Simplifying does not mean removing essential elements. It means managing depth.

Effective strategies include:

  • Presenting conclusions before reasoning
  • Summarizing details while allowing deeper layers
  • Separating what, why, and how

This preserves rigor while improving accessibility.


Structuring for Decision-Making and Action

From Information to Insight

Well-structured information should lead beyond understanding.

Insight answers:

  • What does this change?
  • What risks or opportunities emerge?
  • What should happen next?

Structure is the bridge between data and decision.


Conclusions Are Not Optional

Stopping after explanation weakens impact.

A strong conclusion:

  • Reinforces the core message
  • Clarifies implications
  • Points toward action or reflection

Without this, even clear information loses momentum.


Common Mistakes and How to Avoid Them

Over-Structuring

Too many frameworks, levels, or labels can distract from meaning.

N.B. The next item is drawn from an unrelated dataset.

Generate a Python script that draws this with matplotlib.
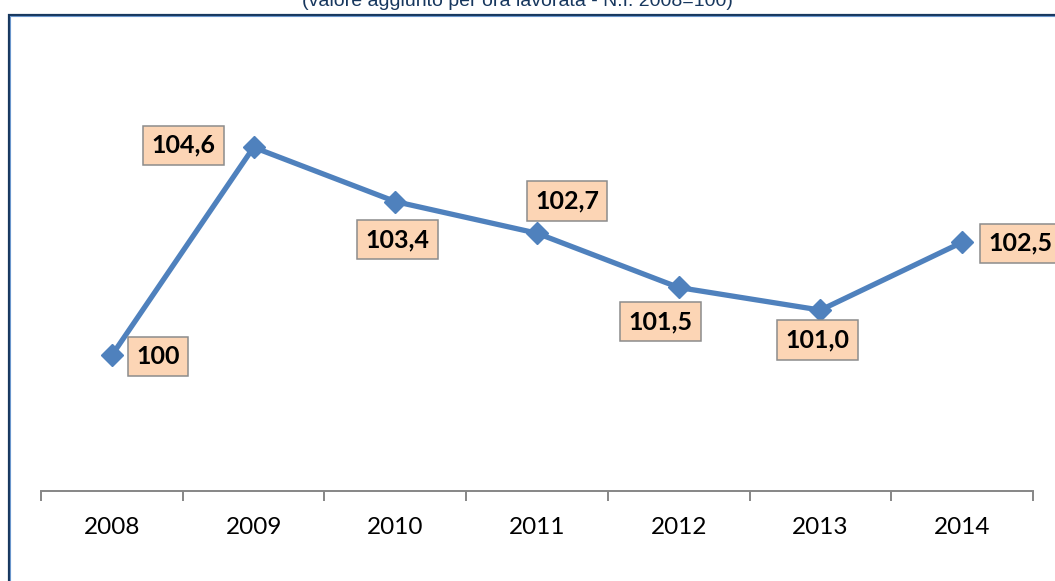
import matplotlib
matplotlib.use("Agg")
import matplotlib.pyplot as plt
from matplotlib.patches import Rectangle

years = ["2008", "2009", "2010", "2011", "2012", "2013", "2014"]
values = [100.0, 104.6, 103.4, 102.7, 101.5, 101.0, 102.5]
value_labels = ["100", "104,6", "103,4", "102,7", "101,5", "101,0", "102,5"]
title = "(valore aggiunto per ora lavorata - N.I. 2008=100)"

# label placement relative to each point, in pixels
label_offsets = [(46, -1), (-70, 2), (2, -38), (30, 32), (-18, -34), (-3, -30), (58, -1)]

W, H = 1055, 581
fig = plt.figure(figsize=(W / 100, H / 100), dpi=100)

# outer chart frame (runs off the right and bottom edges)
fig.patches.append(Rectangle((8.5 / W, -0.2), 1.2, 1.2 - 14.5 / H, transform=fig.transFigure,
                             fill=False, edgecolor="#17375E", linewidth=1.6, zorder=0))
fig.patches.append(Rectangle((10 / W, -0.2), 1.2, 1.2 - 16 / H, transform=fig.transFigure,
                             fill=False, edgecolor="#6A96CC", linewidth=0.8, zorder=0))

fig.text(517 / W, 1 - 6 / H, title, ha="center", va="baseline", color="#17375E",
         fontsize=14, family="Liberation Sans")

ax = fig.add_axes([41 / W, (H - 491) / H, 992 / W, 407 / H])
ax.set_facecolor("none")
x = list(range(len(years)))
ax.plot(x, values, color="#4F81BD", linewidth=3.8, marker="D", markersize=11,
        solid_capstyle="round", solid_joinstyle="round", zorder=3)

ax.set_xlim(-0.5, len(years) - 0.5)
ax.set_ylim(97, 106)

for s in ["top", "right", "left"]:
    ax.spines[s].set_visible(False)
ax.spines["bottom"].set_color("#868686")
ax.spines["bottom"].set_linewidth(1.4)
ax.set_yticks([])

ax.set_xticks(x)
ax.set_xticklabels(years, family="Lato", fontsize=17.5)
ax.tick_params(axis="x", which="major", length=0, pad=19)
ax.set_xticks([i - 0.5 for i in range(len(years) + 1)], minor=True)
ax.tick_params(axis="x", which="minor", length=7, width=1.4, color="#868686", direction="out")

for xi, v, lab, (dx, dy) in zip(x, values, value_labels, label_offsets):
    ax.annotate(lab, (xi, v), xytext=(dx, dy), textcoords="offset pixels",
                ha="center", va="center", fontsize=18, fontweight="bold", family="Lato",
                annotation_clip=False, zorder=4,
                bbox=dict(boxstyle="square,pad=0.33", facecolor="#FCD5B5",
                          edgecolor="#8C8C8C", linewidth=1.1))

fig.savefig("out.png", dpi=100)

Structure should be felt, not noticed.


Hiding the Main Point

Do not make the audience search for relevance.

State what matters early. Then support it.


Confusing Completeness With Clarity

Including everything you know does not improve understanding.

Selection is part of explanation.


Developing the Skill Over Time

Practice Structural Thinking

You can practice daily by:

  • Summarizing complex material in three points
  • Explaining ideas in one minute
  • Outlining before writing

These habits build structural intuition.


Seek Feedback on Understanding

Ask:

  • What was unclear?
  • Where did you feel lost?
  • What stood out most?

This reveals structural weaknesses more effectively than stylistic feedback.


Conclusion: Clarity Is a Professional Advantage

Structuring complex information is not a soft skill. It is a core professional competence.

Those who can transform complexity into clear, logical, and accessible explanations gain trust, influence, and effectiveness. They reduce friction, prevent misunderstanding, and enable better decisions.

Complexity will continue to grow. The ability to structure it well will only become more valuable.

Clarity is not the absence of depth.
It is the presence of meaning, carefully organized.